This is the eleventh in an occasional series of exclusive articles in which leading conservatives who served in the Reagan Administration explain how they believe the principles of Reagan conservatism ought to be applied today and in the coming years. This week, Edwin Meese, who was Reagan’s first presidential counselor and then attorney general, addresses the necessity of intercepting terrorist communications and its constitutionality.
It is always risky, if not presumptuous, to declare how a former President would act in situations that have arisen more than 15 years after he left office. But there are valuable lessons to be learned from the example of the executive leadership set by Ronald Reagan and the principles that guided his decisions.
President Reagan believed that fidelity to the Constitution was the primary responsibility of every public official and that the solemn oath he took to preserve and protect our Founding Charter was a solemn trust. But he knew the document thoroughly and understood the powers it conferred on a President as well as the limitations it prescribed. As a student of history, particularly the founding of our nation, Reagan appreciated the role that the drafters of the Constitution set out for the chief executive, including the responsibilities of the commander in chief to insure the defense of the nation and its people.
Used During Cold War
That is why I believe Ronald Reagan would take the same position our current President and the Department of Justice took on the subject of the Terrorist Surveillance Program. Under this program the National Security Agency (NSA) intercepts and records international communications between a telephone located in a foreign country and one in the United States when one or both ends of the line involve known or suspected terrorists. Similar surveillance activity was utilized during the Cold War, including the period of Ronald Reagan’s presidency, to obtain intelligence about threats to our national security. At that time, this highly classified work was carried out in secret so as not to warn enemy agents of our surveillance capabilities. It is only in recent years that irresponsible news media elements have revealed the Terrorist Surveillance Program to the public, thus compromising a valuable means of thwarting terrorist threats to our country.

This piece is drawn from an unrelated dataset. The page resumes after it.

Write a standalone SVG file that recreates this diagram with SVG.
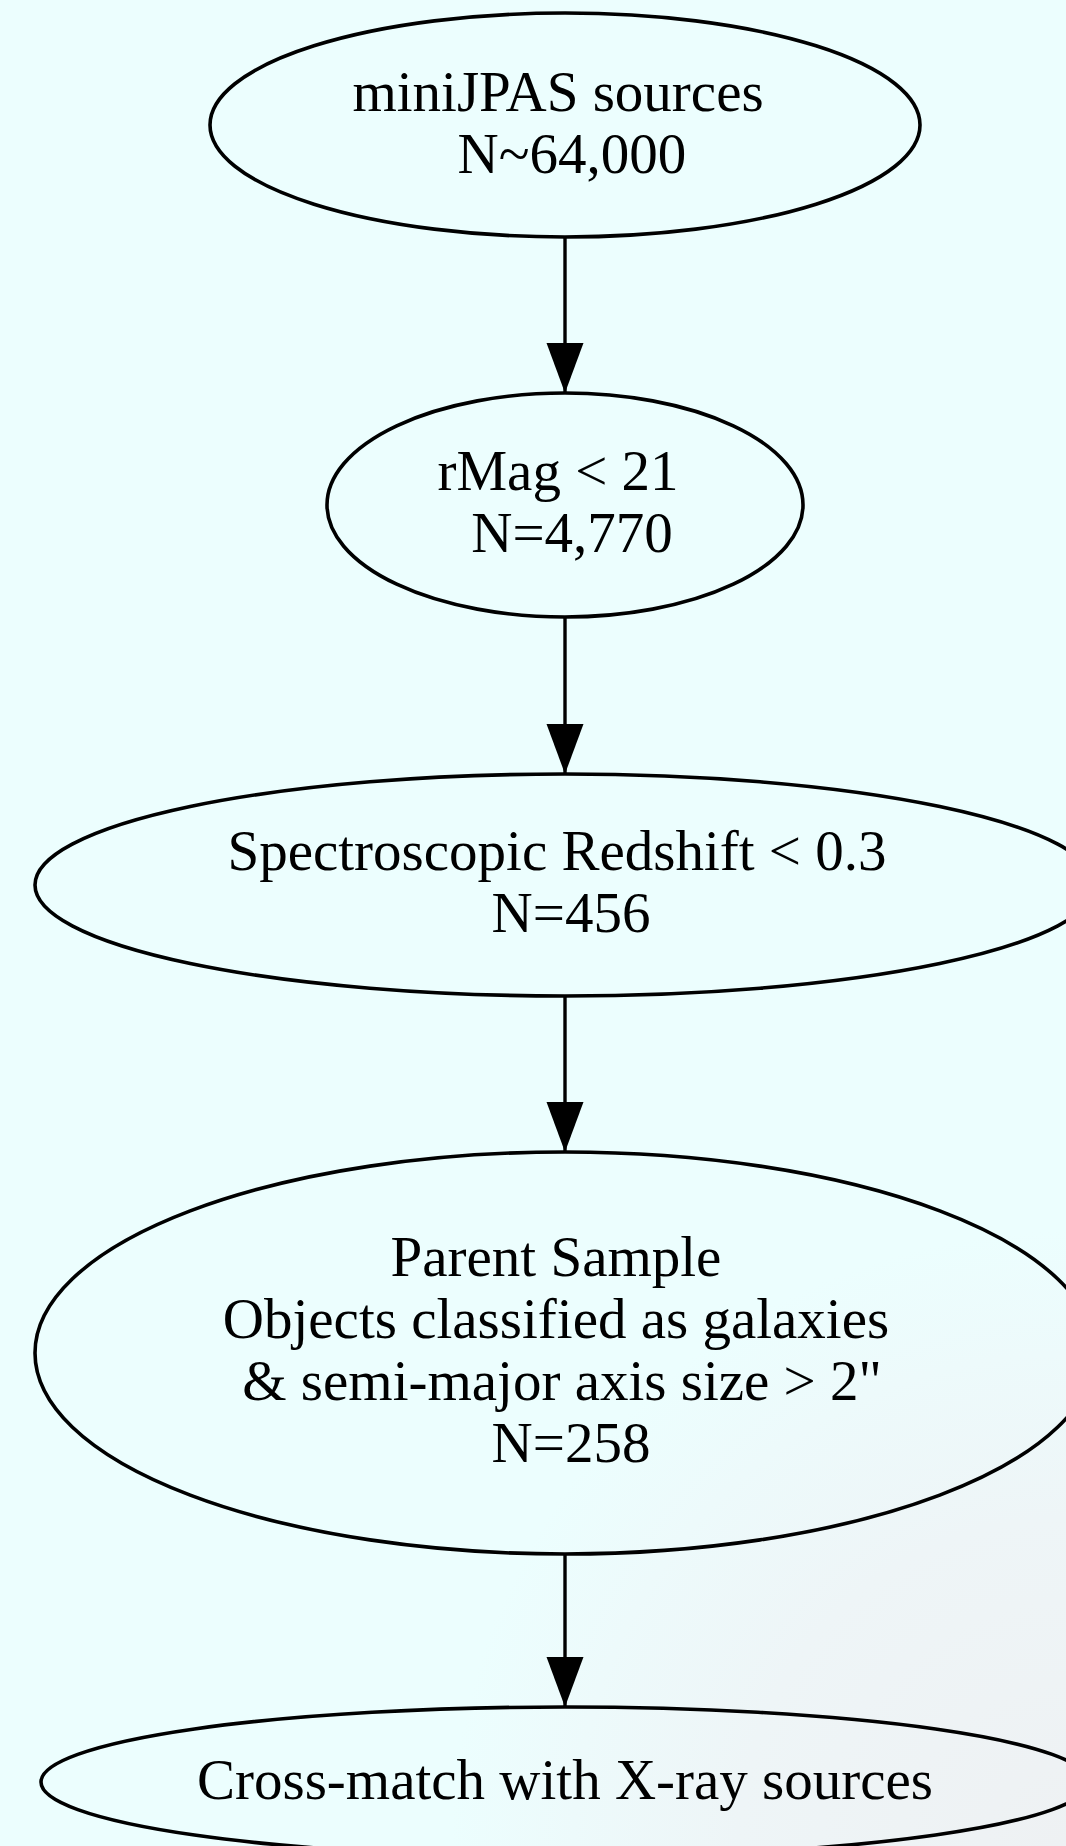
<svg xmlns="http://www.w3.org/2000/svg" width="1066" height="1846" viewBox="0 0 1066 1846">
<defs>
<radialGradient id="bg" gradientUnits="userSpaceOnUse" cx="1066" cy="1846" r="820">
<stop offset="0" stop-color="#EEF1F3"/>
<stop offset="0.4" stop-color="#EEF5F7"/>
<stop offset="0.6" stop-color="#EDFAFB"/>
<stop offset="0.75" stop-color="#ECFEFE"/>
<stop offset="1" stop-color="#ECFEFE"/>
</radialGradient>
<marker id="arr" markerUnits="userSpaceOnUse" markerWidth="40" markerHeight="50" refX="17" refY="46" orient="0" viewBox="0 0 34 46">
<path d="M0,0 L34,0 L17,46 Z" fill="#000"/>
</marker>
<style>
.n ellipse{fill:none;stroke:#000;stroke-width:3.6}
.n text{font-family:"Liberation Serif","Times New Roman",serif;font-size:57px;fill:#000;text-anchor:middle}
#edges line{stroke:#000;stroke-width:3.4;marker-end:url(#arr)}
</style>
</defs>
<rect x="0" y="0" width="1066" height="1846" fill="url(#bg)"/>
<g id="edges">
<line x1="565" y1="238" x2="565" y2="393"/>
<line x1="565" y1="617" x2="565" y2="774"/>
<line x1="565" y1="996" x2="565" y2="1152"/>
<line x1="565" y1="1555" x2="565" y2="1707"/>
</g>
<g id="n1" class="n">
<ellipse cx="565" cy="125" rx="355" ry="112"/>
<text x="558" y="111">miniJPAS sources</text>
<text x="572" y="173">N~64,000</text>
</g>
<g id="n2" class="n">
<ellipse cx="565" cy="505" rx="238" ry="112"/>
<text x="558" y="490">rMag &lt; 21</text>
<text x="572" y="552">N=4,770</text>
</g>
<g id="n3" class="n">
<ellipse cx="565" cy="885" rx="530" ry="111"/>
<text x="557" y="870">Spectroscopic Redshift &lt; 0.3</text>
<text x="571" y="932">N=456</text>
</g>
<g id="n4" class="n">
<ellipse cx="565" cy="1353" rx="530" ry="201"/>
<text x="556" y="1276">Parent Sample</text>
<text x="556" y="1338">Objects classified as galaxies</text>
<text x="562" y="1400">&amp; semi-major axis size &gt; 2"</text>
<text x="571" y="1462">N=258</text>
</g>
<g id="n5" class="n">
<ellipse cx="565" cy="1782" rx="524" ry="75"/>
<text x="565" y="1799">Cross-match with X-ray sources</text>
</g>
</svg>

The controversy over the NSA’s surveillance program is based on the contention of some that the Foreign Intelligence Surveillance Act (FISA) enacted in 1978 is the exclusive authorization of foreign intelligence surveillance and that any NSA activity must comply with all of its requirements. These opponents argue that even the President cannot order international communications interception without going through the FISA process, even in wartime.
History of FISA
But this view ignores the legislative history of FISA as well as the judicial determinations that have occurred since its enactment. Ronald Reagan believed that under the Constitution the President has the inherent authority, as the commander in chief, to direct a military intelligence agency, such as the NSA, to intercept enemy communications during wartime or when necessary to protect the national security. This has been the consistent position of every administration before and since the enactment of FISA. During congressional hearings on the FISA legislation during the Carter Administration, then-Atty. Gen. Griffin Bell testified that the FISA bill being considered could not interfere with the President’s inherent constitutional authority to order communications surveillance for intelligence purposes.
It is not only the lawyers in the White House and the Department of Justice who hold this view supporting executive authority for communications intelligence activities. Every court that has ever ruled on this issue, including the FISA Court of Appeals, has supported the view that a President has inherent constitutional power to authorize measures such as the Terrorist Surveillance Program and that this power is at its greatest during wartime. There is only one exception to this judicial record: the recent decision by a single federal district court judge who ruled against the NSA program. Her ruling has been extensively criticized by legal experts from widely differing political and philosophical viewpoints and lacks any legal or persuasive merit.
As he demonstrated during the Cold War, Ronald Reagan believed that a President should use every legitimate means to protect the nation. That is why he would understand that intercepting terrorist communications that might provide early warning about an attack similar to those on Sept. 11, 2001, is critical to our society. Further, he would know that obtaining such information is essential to establishing the reasonable cause to then obtain an electronic surveillance warrant under FISA so that further investigation can proceed.
President Reagan believed that our nation’s chief executive should energetically use his authority as commander in chief in matters concerning national security. He demonstrated this in ordering the rescue operation in Grenada, in supporting the Freedom Fighters in Nicaragua and in dealing with the Soviet Union. I believe he would counsel that a President should do no less in terms of authorizing communications intelligence efforts that could save this country from another devastating terrorist attack.